Reviewing your mistakes
One of the major ways self-doubt enters us without our noticing is through our past failures. Using the mistakes you made in the past, your brain successfully convinced you that you might fail this time, too. That fear of failure is more than enough to keep you where you are. Right now, it feels safe. Here is what you can do. You have developed a habit of reminding yourself that every mistake that created failure in the past is a lesson, not a failure. Start reviewing your mistakes. Generally, when something goes wrong and you fail to achieve your goal, your mind reacts as if you are not good enough, so you may try something else, and you quit. in that moment, if you take your mistake as a lesson and start reviewing it as what went wrong, you start learning.
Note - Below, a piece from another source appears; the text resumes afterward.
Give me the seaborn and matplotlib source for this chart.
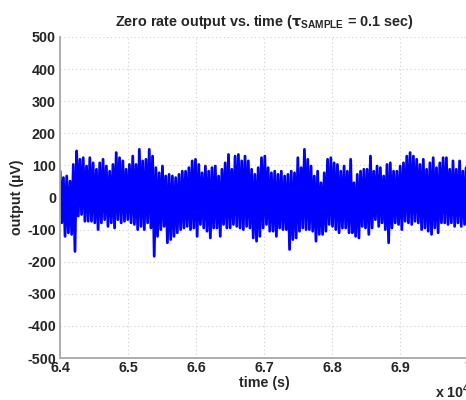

This process prevents you from staying back. Instead, take action again with a better plan, and your chances of success improve. learning from your own mistakes is a powerful method of dealing with self-doubt and gaining self-confidence. Right now, you can start doing it. If you have any goal, it may be changing jobs, or striving for a promotion that is coming in a few days, or maybe starting a business, and you are avoiding taking the necessary steps for a long time because of your past failure. Just take some alone time and review that one mistake that went wrong in the past, then figure out how to avoid the same mistake and take action, not for the goal right now, but to counter that particular mistake you made. Once you find the solution, your mind immediately removes the fear of failure from your subconscious, and you will be ready to take the first step towards your goal.
Your Next Step Starts Now
These methods are so practical and impactful that you will be amazed by the results if you follow them with seriousness and consistency. Always remember that you cannot get the results overnight; consistency is what brings the breakthrough.
"You don't need someone to believe in you. You need to stop being the one who doesn't."